世界規模の感染症や災害などの異変に対応するには食料自給率の向上が必要であることをコロナのことを考えた前回に言いました。食料自給率を上げなければならないそのほかの理由について私の考えを書きます。

食料貿易のビジネスが世界の人々の環境破壊と格差拡大を生み出しています。日本はGDP総額世界3位の国ですからお金で世界から食料を買っている国です。日本は工業製品などを輸出して食料を購入しています。食料とは金で気軽に世界から買っていていいものなのでしょうか。

農畜産物は生産するために自国の水を使っていますから貿易品の食べ物はその国の水を使って生産されています。国によっては水が不足している国も多くあります。多分日本のように恵まれた水環境の国は珍しい国なのです。

ちょっと前のNHKの番組で紹介されていたのは南アフリカのワインを取材していました。ワイン生産者はブドウ生産に必要な水を池の単位で確保していました。一方貧しい家庭では1日バケツ2杯の飲み水しかない不自由な生活をしていました。貿易が国民みんなの幸せにつながっていない様子が垣間見えました。

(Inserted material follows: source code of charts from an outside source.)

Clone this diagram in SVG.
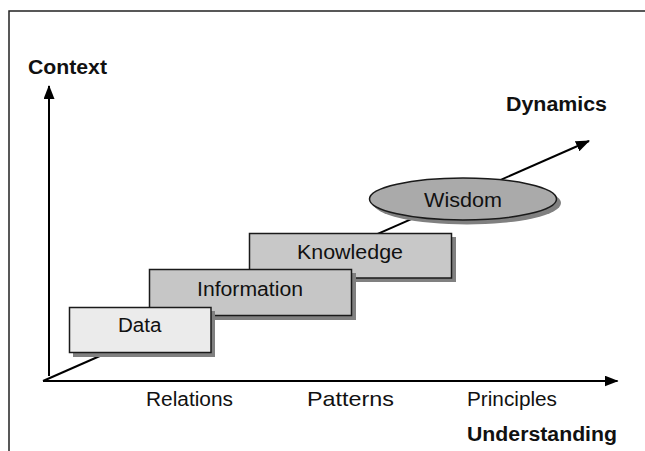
<svg xmlns="http://www.w3.org/2000/svg" width="645" height="451" viewBox="0 0 645 451">
<style>
.lbl{font-family:"Liberation Sans",Arial,sans-serif;font-size:19.5px;fill:#111}
.bold{font-family:"Liberation Sans",Arial,sans-serif;font-size:20px;font-weight:bold;fill:#111}
.box{stroke:#1a1a1a;stroke-width:1.5}
.shadow{fill:#808080}
.axis{stroke:#000;stroke-width:2;fill:none}
</style>
<defs>
<marker id="ah" markerWidth="14" markerHeight="11" refX="13" refY="5.5" orient="auto" markerUnits="userSpaceOnUse">
<path d="M0,0 L14,5.5 L0,11 Z" fill="#000"/>
</marker>
</defs>
<path d="M9,451 L9,11 L645,11" fill="none" stroke="#222" stroke-width="1.5"/>
<g id="connectors">
<line class="axis" x1="49" y1="376" x2="49" y2="86" marker-end="url(#ah)"/>
<line class="axis" x1="43" y1="381" x2="617.5" y2="381" marker-end="url(#ah)"/>
<line class="axis" x1="43" y1="381" x2="589" y2="141" marker-end="url(#ah)"/>
</g>
<g id="wisdom">
<ellipse class="shadow" cx="467" cy="203" rx="94" ry="21.5"/>
<ellipse class="box" cx="463" cy="199" rx="93.5" ry="21" fill="#aaaaaa"/>
<text class="lbl" x="424" y="206.7" textLength="78" lengthAdjust="spacingAndGlyphs">Wisdom</text>
</g>
<g id="knowledge">
<rect class="shadow" x="253" y="237" width="203" height="45"/>
<rect class="box" x="249.5" y="233.5" width="202" height="44.5" fill="#c8c8c8"/>
<text class="lbl" x="297" y="258.5" textLength="106" lengthAdjust="spacingAndGlyphs">Knowledge</text>
</g>
<g id="information">
<rect class="shadow" x="153" y="273" width="203" height="47"/>
<rect class="box" x="149.5" y="269.5" width="202" height="46" fill="#c6c6c6"/>
<text class="lbl" x="197" y="296" textLength="106" lengthAdjust="spacingAndGlyphs">Information</text>
</g>
<g id="data">
<rect class="shadow" x="73" y="311" width="142" height="46"/>
<rect class="box" x="69.5" y="307.5" width="141.5" height="45" fill="#ebebeb"/>
<text class="lbl" x="118" y="332.3" textLength="43.5" lengthAdjust="spacingAndGlyphs">Data</text>
</g>
<g id="labels">
<text class="bold" x="28" y="74" textLength="79" lengthAdjust="spacingAndGlyphs">Context</text>
<text class="bold" x="506" y="111" textLength="101" lengthAdjust="spacingAndGlyphs">Dynamics</text>
<text class="bold" x="467" y="441" textLength="150" lengthAdjust="spacingAndGlyphs">Understanding</text>
<text class="lbl" x="146" y="405.7" textLength="87" lengthAdjust="spacingAndGlyphs">Relations</text>
<text class="lbl" x="307" y="406" style="font-size:21px" textLength="87" lengthAdjust="spacingAndGlyphs">Patterns</text>
<text class="lbl" x="467" y="406" textLength="90" lengthAdjust="spacingAndGlyphs">Principles</text>
</g>
</svg>
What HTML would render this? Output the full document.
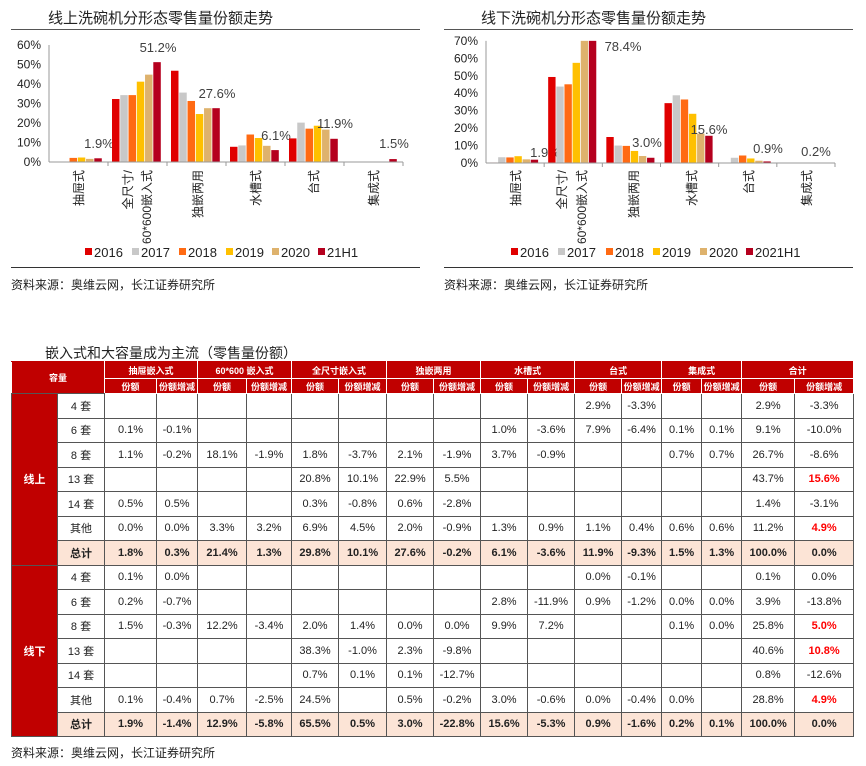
<!DOCTYPE html>
<html><head><meta charset="utf-8">
<style>
*{margin:0;padding:0;box-sizing:border-box}
body{width:866px;height:766px;background:#fff;position:relative;overflow:hidden;font-family:"Liberation Sans","Noto Sans CJK SC",sans-serif;color:#222}
svg{position:absolute;left:0;top:0}
#tbl{position:absolute;left:11px;top:361px;border-collapse:collapse;table-layout:fixed;width:842px}
#tbl td{border:1px solid #555;text-align:center;font-size:11px;padding:0;overflow:hidden;white-space:nowrap}
#tbl tr.h td{background:#c00000;color:#fff;font-weight:bold;font-size:9px;border-color:#fff;border-top-color:#c00000}
#tbl td.g{background:#c00000;color:#fff;font-weight:bold;border-color:#555}
#tbl tr.t td{background:#fce4d6;font-weight:bold}
#tbl td.r{color:#f00;font-weight:bold}
.tx{position:absolute;font-size:12px;color:#222;white-space:nowrap}
</style></head><body>
<svg id="s" width="866" height="340"></svg>
<div class="tx" style="left:45px;top:343px;font-size:14px">嵌入式和大容量成为主流（零售量份额）</div>
<table id="tbl"></table>
<div class="tx" style="left:11px;top:744px">资料来源：奥维云网，长江证券研究所</div>
<script>
const C=['#e00000','#c8c8c8','#ff6a13','#ffc000','#deb26d','#b5001e'];
let s='';
function chart(o){
 const {ox,ax,x1,y0,ppt,max,vals,labs,cats,title,leg,legx}=o;
 s+=`<text x="${ox+48}" y="23" font-size="15" fill="#222">${title}</text>`;
 s+=`<line x1="${ox+11}" y1="29.5" x2="${ox+420}" y2="29.5" stroke="#555"/>`;
 for(let i=0;i<=max;i+=10){const y=y0-i*ppt;s+=`<text x="${ax-8}" y="${y+4}" font-size="12" text-anchor="end" fill="#222">${i}%</text>`;}
 s+=`<line x1="${ax}" y1="${y0-max*ppt}" x2="${ax}" y2="${y0}" stroke="#999"/>`;
 const cw=(x1-ax)/6;
 for(let c=0;c<6;c++){
  for(let i=0;i<6;i++){let v=Math.min(vals[c][i],max);if(v<=0)continue;
   const x=ax+c*cw+4+i*cw*0.14,h=v*ppt;
   s+=`<rect x="${x}" y="${y0-h}" width="${cw*0.127}" height="${h}" fill="${C[i]}"/>`;}
  s+=`<line x1="${ax+(c+1)*cw}" y1="${y0}" x2="${ax+(c+1)*cw}" y2="${y0+4}" stroke="#999"/>`;
  const l=labs[c];s+=`<text x="${l[0]}" y="${l[1]}" font-size="13" text-anchor="middle" fill="#404040">${l[2]}</text>`;
  cats[c].forEach(t=>{s+=`<text transform="translate(${t[0]+5},170) rotate(-90)" font-size="12" text-anchor="end" fill="#222">${t[1]}</text>`;});
 }
 s+=`<line x1="${ax}" y1="${y0}" x2="${x1}" y2="${y0}" stroke="#999"/>`;
 leg.forEach((t,i)=>{const x=ox+legx[i];s+=`<rect x="${x}" y="248" width="7" height="7" fill="${C[i]}"/><text x="${x+9}" y="257" font-size="13" fill="#222">${t}</text>`;});
 s+=`<line x1="${ox+11}" y1="267.5" x2="${ox+420}" y2="267.5" stroke="#333"/>`;
 s+=`<text x="${ox+11}" y="289" font-size="12" fill="#222">资料来源：奥维云网，长江证券研究所</text>`;
}
chart({ox:0,ax:49,x1:403,y0:162,ppt:1.95,max:60,
 vals:[[0,0,2.1,2.3,1.6,1.9],[32.3,34.3,34.3,41.2,44.8,51.2],[46.8,35.6,31.3,24.6,27.6,27.6],[7.8,8.5,14.1,12.3,8.3,6.1],[12.1,20.2,17.1,18.6,16.6,11.9],[0,0,0,0,0,1.5]],
 labs:[[99,148,'1.9%'],[158,52,'51.2%'],[217,98,'27.6%'],[276,140,'6.1%'],[335,128,'11.9%'],[394,148,'1.5%']],
 cats:[[[78,'抽屉式']],[[127,'全尺寸/'],[146,'60*600嵌入式']],[[197,'独嵌两用']],[[255,'水槽式']],[[313,'台式']],[[373,'集成式']]],
 title:'线上洗碗机分形态零售量份额走势',leg:['2016','2017','2018','2019','2020','21H1'],legx:[85,132,179,226,272,318]});
chart({ox:433,ax:486,x1:835,y0:163,ppt:1.745,max:70,
 vals:[[0.3,3.3,3.2,3.9,2.1,1.9],[49.3,43.8,45.1,57.4,72,78.4],[14.9,10,9.8,6.9,4,3],[34.3,38.8,36.4,28.2,16.8,15.6],[0,3,4.3,2.6,1.3,0.9],[0,0,0,0,0,0.2]],
 labs:[[545,157,'1.9%'],[623,51,'78.4%'],[647,147,'3.0%'],[709,134,'15.6%'],[768,153,'0.9%'],[816,156,'0.2%']],
 cats:[[[515,'抽屉式']],[[561,'全尺寸/'],[581,'60*600嵌入式']],[[633,'独嵌两用']],[[691,'水槽式']],[[748,'台式']],[[806,'集成式']]],
 title:'线下洗碗机分形态零售量份额走势',leg:['2016','2017','2018','2019','2020','2021H1'],legx:[78,125,173,220,267,313]});
document.getElementById('s').innerHTML=s;

const W=[46,47,52,41,49,45,47,48,47,47,47,47,47,40,40,40,53,59];
let h='<colgroup>'+W.map(w=>`<col style="width:${w}px">`).join('')+'</colgroup>';
const G=['抽屉嵌入式','60*600 嵌入式','全尺寸嵌入式','独嵌两用','水槽式','台式','集成式','合计'];
h+='<tr class="h" style="height:17px"><td colspan="2" rowspan="2" style="border-bottom-color:#555">容量</td>'+G.map(g=>`<td colspan="2">${g}</td>`).join('')+'</tr>';
h+='<tr class="h" style="height:15px">'+G.map(()=>'<td>份额</td><td>份额增减</td>').join('')+'</tr>';
const R=['4 套','6 套','8 套','13 套','14 套','其他','总计'];
const D1=[
',,,,,,,,,,2.9,-3.3,,,2.9,-3.3',
'0.1,-0.1,,,,,,,1.0,-3.6,7.9,-6.4,0.1,0.1,9.1,-10.0',
'1.1,-0.2,18.1,-1.9,1.8,-3.7,2.1,-1.9,3.7,-0.9,,,0.7,0.7,26.7,-8.6',
',,,,20.8,10.1,22.9,5.5,,,,,,,43.7,*15.6',
'0.5,0.5,,,0.3,-0.8,0.6,-2.8,,,,,,,1.4,-3.1',
'0.0,0.0,3.3,3.2,6.9,4.5,2.0,-0.9,1.3,0.9,1.1,0.4,0.6,0.6,11.2,*4.9',
'1.8,0.3,21.4,1.3,29.8,10.1,27.6,-0.2,6.1,-3.6,11.9,-9.3,1.5,1.3,100.0,0.0'];
const D2=[
'0.1,0.0,,,,,,,,,0.0,-0.1,,,0.1,0.0',
'0.2,-0.7,,,,,,,2.8,-11.9,0.9,-1.2,0.0,0.0,3.9,-13.8',
'1.5,-0.3,12.2,-3.4,2.0,1.4,0.0,0.0,9.9,7.2,,,0.1,0.0,25.8,*5.0',
',,,,38.3,-1.0,2.3,-9.8,,,,,,,40.6,*10.8',
',,,,0.7,0.1,0.1,-12.7,,,,,,,0.8,-12.6',
'0.1,-0.4,0.7,-2.5,24.5,,0.5,-0.2,3.0,-0.6,0.0,-0.4,0.0,,28.8,*4.9',
'1.9,-1.4,12.9,-5.8,65.5,0.5,3.0,-22.8,15.6,-5.3,0.9,-1.6,0.2,0.1,100.0,0.0'];
function block(name,D){D.forEach((r,i)=>{
 h+=`<tr${i==6?' class="t"':''} style="height:24.5px">`;
 if(i==0)h+=`<td class="g" rowspan="7">${name}</td>`;
 h+=`<td>${R[i]}</td>`;
 r.split(',').forEach(v=>{if(v[0]=='*')h+=`<td class="r">${v.slice(1)}%</td>`;else h+=`<td>${v?v+'%':''}</td>`;});
 h+='</tr>';});}
block('线上',D1);block('线下',D2);
document.getElementById('tbl').innerHTML=h;
</script>
</body></html>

畜産物は特に水を必要としています。餌となる穀物を作るために水が必要なのです。またこれら商品作物は大量生産をしますから農薬、薬品や化学肥料を使っています。穀物では遺伝子組み換え作物も多く作られるようになりました。自国民が食べない輸出作物ですからついつい安全性が軽視されてしまいます。使われている農薬や化学肥料によって国土の砂漠化を招いたりすることも悪い要素としてあります。

食料自給率が低い場合、自国通貨の為替レートが暴落するとスーパーに食料はあっても輸入価格が高騰し商品が高くなることがあるそうです。現実にレバノンがそのような状況に陥っています。

周囲の国に囲まれたスイスでは品質のレベルが同じものであれば価格が高くても国産農作物を選ぶ消費者が多いそうです。農業は自然を保全する仕事でもあります。地元の米を食べることはカエルやトンボなどの身の回りにいる虫たちを守る活動の一環と考えることもできます。

こんな意味で日本は食料自給率をもっと上げていかなければならないと思いますが皆さんはどう思われますか。